The Long Museum West Bund, which focuses on contemporary art, is housed in a building designed in a lofty, Brutalist style by the architect Liu Yichun of the Shanghai-based Atelier Deshaus. The exhibition of abstract painting I saw there, Ding Yi: What’s Left to Appear, curated by University of London professor Shane McCausland, was uniquely geared to integrating the art with the architecture (wall labels explained, for example, that works in a particular gallery were hung in descending scale order so as to create an illusory lengthening of the gallery space). I found Ding Yi’s retrospective remarkable, as while seemingly hundreds of paintings employing a grid-based mark-making technique covered thousands-upon-thousands of feet of exhibition space, each work appeared to have been individually hand-painted, layered and composed. I was amused to find, moreover, that most of the buildings under construction in Shanghai were cloaked in skins that recalled Din Yi’s paintings (see photo below).
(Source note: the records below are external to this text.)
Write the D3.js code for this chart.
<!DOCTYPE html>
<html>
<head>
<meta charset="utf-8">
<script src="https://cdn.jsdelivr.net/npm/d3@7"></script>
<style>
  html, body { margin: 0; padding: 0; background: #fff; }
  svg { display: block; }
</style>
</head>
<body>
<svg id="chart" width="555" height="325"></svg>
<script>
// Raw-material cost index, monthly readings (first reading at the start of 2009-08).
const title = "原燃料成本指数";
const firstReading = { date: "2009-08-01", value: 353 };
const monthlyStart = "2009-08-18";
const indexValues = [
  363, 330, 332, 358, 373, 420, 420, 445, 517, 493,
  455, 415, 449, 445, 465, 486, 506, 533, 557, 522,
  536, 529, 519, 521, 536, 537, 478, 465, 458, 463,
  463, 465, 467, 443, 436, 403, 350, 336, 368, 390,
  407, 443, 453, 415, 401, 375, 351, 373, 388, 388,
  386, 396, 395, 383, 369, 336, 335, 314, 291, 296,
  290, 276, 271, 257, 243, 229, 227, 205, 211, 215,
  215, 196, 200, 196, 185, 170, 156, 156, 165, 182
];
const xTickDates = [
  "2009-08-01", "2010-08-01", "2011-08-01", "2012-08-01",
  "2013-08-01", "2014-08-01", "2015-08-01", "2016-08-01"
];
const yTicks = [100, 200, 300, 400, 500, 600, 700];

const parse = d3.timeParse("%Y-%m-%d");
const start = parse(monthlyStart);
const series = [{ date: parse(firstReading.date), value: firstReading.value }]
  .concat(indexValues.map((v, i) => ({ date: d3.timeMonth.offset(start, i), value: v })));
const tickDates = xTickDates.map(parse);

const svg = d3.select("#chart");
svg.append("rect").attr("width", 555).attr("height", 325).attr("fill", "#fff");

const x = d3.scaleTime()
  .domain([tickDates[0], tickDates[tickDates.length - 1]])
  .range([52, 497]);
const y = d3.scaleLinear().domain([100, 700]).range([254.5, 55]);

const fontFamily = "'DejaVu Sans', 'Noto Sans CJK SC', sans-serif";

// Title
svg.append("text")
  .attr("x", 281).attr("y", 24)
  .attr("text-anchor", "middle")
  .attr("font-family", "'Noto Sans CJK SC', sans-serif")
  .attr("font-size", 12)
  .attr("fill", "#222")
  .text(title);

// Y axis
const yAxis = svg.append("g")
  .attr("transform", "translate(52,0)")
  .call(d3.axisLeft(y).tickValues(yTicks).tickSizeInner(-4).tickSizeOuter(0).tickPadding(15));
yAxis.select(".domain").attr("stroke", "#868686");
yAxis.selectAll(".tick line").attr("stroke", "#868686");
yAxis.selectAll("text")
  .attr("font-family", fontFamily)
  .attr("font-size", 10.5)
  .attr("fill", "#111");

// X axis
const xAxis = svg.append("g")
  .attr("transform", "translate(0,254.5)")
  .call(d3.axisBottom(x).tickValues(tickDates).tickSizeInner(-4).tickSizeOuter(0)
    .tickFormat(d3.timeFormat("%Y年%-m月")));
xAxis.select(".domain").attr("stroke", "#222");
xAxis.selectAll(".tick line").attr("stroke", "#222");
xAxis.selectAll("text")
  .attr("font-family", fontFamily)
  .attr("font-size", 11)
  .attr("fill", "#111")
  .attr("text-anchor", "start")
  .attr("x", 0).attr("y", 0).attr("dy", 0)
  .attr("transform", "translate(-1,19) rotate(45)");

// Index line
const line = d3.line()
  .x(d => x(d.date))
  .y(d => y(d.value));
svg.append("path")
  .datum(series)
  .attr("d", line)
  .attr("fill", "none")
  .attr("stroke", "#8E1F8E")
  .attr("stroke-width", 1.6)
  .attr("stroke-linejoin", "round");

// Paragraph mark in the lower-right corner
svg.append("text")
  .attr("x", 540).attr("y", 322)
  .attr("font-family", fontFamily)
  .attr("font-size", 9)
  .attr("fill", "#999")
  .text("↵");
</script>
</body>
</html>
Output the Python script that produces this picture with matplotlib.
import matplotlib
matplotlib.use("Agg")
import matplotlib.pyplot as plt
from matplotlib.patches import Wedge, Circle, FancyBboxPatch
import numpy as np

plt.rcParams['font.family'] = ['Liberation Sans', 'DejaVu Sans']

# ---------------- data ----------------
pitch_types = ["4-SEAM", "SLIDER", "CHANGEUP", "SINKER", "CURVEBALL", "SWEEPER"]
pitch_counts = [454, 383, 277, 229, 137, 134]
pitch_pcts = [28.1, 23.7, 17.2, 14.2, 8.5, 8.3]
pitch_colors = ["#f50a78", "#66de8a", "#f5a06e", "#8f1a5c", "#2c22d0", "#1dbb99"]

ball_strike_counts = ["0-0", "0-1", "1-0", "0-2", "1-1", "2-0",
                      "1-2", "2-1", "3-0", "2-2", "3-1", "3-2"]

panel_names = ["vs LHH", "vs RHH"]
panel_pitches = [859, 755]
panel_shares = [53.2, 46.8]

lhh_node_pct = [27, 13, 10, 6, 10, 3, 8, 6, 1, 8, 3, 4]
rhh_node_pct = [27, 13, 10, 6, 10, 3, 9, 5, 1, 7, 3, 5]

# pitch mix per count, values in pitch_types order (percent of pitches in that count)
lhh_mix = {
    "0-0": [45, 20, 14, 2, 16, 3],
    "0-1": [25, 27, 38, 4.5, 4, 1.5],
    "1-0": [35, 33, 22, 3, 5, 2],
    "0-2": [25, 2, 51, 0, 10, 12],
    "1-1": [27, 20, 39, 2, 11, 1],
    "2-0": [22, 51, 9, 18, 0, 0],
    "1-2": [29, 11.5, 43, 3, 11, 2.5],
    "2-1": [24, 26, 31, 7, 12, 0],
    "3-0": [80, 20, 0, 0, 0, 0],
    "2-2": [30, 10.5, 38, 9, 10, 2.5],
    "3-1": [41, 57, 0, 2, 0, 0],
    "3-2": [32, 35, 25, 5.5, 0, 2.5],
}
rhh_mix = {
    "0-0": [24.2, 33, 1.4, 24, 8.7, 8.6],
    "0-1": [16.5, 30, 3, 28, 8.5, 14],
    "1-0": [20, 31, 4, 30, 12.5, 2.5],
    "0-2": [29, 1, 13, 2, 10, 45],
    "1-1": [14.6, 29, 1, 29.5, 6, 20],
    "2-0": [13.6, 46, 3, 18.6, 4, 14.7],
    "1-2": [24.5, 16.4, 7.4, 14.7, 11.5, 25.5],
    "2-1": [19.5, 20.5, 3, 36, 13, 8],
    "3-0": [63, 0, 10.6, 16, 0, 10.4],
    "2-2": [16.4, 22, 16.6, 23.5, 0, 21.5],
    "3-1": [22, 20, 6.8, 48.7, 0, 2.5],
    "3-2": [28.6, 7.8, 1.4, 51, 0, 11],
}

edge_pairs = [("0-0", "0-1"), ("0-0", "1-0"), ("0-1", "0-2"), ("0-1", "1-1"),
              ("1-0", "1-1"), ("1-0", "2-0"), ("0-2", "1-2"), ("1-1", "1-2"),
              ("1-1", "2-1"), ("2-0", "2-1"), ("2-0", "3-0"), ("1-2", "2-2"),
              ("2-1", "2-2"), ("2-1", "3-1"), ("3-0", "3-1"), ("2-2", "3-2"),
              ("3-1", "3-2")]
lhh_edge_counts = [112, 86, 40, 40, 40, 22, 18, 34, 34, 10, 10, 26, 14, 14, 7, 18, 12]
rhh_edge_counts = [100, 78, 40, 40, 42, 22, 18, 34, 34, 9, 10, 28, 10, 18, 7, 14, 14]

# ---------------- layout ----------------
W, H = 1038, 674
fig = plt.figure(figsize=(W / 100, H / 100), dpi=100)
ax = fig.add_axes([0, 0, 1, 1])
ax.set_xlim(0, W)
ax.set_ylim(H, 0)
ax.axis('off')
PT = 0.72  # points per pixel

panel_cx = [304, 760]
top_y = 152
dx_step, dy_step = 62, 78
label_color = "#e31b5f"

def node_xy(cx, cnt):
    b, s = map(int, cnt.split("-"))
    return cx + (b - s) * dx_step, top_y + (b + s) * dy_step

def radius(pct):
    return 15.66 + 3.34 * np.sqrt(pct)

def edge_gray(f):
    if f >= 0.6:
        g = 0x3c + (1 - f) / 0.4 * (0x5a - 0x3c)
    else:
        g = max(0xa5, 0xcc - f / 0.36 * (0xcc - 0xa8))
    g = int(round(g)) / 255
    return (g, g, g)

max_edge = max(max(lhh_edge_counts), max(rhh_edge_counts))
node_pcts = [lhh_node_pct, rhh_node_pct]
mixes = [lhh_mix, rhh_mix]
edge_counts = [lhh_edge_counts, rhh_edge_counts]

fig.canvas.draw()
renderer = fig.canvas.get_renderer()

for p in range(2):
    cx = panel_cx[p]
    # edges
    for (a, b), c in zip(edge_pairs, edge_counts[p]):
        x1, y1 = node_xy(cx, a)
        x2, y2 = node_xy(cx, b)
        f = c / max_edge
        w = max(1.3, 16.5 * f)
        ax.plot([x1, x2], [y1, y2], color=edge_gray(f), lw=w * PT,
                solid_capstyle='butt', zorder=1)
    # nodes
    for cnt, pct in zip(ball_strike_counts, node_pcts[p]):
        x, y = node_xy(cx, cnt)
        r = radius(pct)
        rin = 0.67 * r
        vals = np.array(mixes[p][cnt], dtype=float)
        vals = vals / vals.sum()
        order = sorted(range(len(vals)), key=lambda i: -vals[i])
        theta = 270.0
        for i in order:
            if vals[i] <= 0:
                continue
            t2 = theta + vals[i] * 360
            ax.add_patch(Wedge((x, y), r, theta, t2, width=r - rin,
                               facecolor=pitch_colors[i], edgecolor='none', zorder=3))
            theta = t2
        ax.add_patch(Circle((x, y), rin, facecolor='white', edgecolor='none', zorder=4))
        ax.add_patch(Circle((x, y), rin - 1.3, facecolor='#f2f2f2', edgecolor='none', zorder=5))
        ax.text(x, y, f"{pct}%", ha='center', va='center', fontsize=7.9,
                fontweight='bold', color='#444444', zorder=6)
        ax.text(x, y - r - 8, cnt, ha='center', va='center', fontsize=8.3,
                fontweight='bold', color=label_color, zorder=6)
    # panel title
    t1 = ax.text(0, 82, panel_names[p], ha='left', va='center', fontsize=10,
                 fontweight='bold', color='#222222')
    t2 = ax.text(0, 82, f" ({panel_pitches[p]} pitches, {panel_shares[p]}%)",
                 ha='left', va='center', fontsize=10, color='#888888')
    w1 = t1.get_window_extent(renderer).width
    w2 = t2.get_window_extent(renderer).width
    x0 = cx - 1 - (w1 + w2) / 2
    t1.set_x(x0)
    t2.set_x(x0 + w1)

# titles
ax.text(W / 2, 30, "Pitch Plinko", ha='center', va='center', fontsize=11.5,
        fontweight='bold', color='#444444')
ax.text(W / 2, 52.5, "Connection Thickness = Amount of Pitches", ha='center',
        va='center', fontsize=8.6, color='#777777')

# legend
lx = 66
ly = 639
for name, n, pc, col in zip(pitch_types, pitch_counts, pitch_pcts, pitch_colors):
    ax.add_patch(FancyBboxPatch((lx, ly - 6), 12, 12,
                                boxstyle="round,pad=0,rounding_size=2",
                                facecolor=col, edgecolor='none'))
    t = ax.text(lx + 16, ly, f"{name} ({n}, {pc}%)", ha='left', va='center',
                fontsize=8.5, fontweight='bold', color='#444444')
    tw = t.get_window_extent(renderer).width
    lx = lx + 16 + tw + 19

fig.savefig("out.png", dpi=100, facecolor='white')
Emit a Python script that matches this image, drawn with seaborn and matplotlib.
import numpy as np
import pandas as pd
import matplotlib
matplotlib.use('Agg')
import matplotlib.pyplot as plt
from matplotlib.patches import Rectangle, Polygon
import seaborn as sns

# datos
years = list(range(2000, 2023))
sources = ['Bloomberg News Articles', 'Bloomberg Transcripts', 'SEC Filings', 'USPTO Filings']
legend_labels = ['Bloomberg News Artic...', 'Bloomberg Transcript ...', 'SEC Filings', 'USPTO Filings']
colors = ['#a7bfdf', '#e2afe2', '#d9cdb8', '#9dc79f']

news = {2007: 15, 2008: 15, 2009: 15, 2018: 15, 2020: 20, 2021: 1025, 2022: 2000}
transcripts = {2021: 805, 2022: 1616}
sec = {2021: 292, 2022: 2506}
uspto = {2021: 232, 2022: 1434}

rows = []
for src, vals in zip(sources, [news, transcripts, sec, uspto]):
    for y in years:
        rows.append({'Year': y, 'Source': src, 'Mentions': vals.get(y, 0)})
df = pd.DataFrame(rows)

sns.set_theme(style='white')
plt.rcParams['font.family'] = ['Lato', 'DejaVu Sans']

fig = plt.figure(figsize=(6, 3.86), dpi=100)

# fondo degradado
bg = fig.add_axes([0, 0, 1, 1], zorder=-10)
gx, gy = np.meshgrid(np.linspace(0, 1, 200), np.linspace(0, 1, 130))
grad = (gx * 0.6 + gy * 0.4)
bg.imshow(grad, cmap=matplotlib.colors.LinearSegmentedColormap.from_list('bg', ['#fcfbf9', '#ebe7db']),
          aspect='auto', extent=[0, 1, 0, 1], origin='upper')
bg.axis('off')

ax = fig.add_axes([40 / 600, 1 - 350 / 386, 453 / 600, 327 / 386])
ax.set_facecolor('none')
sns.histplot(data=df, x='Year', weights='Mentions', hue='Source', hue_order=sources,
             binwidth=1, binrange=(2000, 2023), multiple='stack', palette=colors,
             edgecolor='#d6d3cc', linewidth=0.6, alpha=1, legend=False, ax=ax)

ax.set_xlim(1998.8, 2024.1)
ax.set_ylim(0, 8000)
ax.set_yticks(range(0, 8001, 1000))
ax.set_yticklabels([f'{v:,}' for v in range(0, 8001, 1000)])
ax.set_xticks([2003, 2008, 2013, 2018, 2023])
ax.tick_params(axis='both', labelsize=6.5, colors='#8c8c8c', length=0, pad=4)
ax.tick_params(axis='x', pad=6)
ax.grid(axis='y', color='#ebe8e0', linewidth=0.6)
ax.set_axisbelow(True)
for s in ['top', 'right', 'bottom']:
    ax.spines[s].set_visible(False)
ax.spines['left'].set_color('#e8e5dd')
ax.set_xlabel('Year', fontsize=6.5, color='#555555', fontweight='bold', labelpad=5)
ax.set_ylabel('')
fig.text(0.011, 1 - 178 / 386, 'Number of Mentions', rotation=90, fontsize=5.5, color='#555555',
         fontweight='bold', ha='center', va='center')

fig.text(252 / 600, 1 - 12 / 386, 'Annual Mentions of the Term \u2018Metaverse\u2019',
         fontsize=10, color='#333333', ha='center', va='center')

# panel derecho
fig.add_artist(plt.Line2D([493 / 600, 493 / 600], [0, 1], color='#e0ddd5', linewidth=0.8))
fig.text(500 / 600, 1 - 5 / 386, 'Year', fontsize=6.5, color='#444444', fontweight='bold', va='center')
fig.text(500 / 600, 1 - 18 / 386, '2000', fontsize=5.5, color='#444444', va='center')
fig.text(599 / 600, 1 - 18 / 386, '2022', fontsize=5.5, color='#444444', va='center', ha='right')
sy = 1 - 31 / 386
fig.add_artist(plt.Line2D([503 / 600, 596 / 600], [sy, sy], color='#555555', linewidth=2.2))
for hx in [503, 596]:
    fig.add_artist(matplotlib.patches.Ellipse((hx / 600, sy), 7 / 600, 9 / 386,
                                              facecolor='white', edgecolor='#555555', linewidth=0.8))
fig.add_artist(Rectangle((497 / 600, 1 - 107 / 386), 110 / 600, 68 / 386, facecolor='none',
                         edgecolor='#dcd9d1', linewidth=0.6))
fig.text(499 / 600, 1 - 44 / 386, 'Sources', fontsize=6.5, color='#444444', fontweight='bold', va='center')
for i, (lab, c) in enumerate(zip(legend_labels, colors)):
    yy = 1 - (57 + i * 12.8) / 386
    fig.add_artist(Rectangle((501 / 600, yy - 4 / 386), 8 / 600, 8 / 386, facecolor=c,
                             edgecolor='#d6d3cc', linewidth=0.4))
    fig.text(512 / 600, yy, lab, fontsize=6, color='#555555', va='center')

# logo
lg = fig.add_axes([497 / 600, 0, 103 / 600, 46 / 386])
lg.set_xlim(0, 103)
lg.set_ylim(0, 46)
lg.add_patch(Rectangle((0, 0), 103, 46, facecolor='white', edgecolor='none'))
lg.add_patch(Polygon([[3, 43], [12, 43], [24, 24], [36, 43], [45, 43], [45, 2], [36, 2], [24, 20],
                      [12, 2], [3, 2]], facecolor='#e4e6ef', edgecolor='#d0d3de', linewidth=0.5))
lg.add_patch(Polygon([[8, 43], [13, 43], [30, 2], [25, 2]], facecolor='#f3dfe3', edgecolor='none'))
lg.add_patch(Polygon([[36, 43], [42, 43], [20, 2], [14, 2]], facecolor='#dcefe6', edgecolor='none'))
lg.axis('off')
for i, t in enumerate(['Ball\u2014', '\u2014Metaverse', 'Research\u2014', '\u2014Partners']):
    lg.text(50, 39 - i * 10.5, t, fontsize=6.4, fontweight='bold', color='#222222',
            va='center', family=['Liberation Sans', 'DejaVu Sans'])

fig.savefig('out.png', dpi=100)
Although they took some effort to find, I visited two prominent private commercial galleries, both situated in the French Concession. The first was Leo Xu Projects, which occupies a multi-storied modern building. On view was Zheng Bo: Weed Party, an intellectually and visually stimulating exhibition tightly curated by the artist, who had studied art theory with Doug Crimp at New York’s Columbia University. Consisting of work in various media (installation, drawing, sculpture, photography, video, found documentation and more), all of the work dealt with the theme of weeds, the proliferating plants a metaphor for the country people who migrate by the hundreds of millions to China’s industrialized cities.

I then wended my way to the James Cohan Gallery Shanghai, where I was less taken with the exhibition (meditative paintings by Shi Zhiying) than with the art deco building and its spacious, park-like grounds, a veritable oasis belonging to another space and time.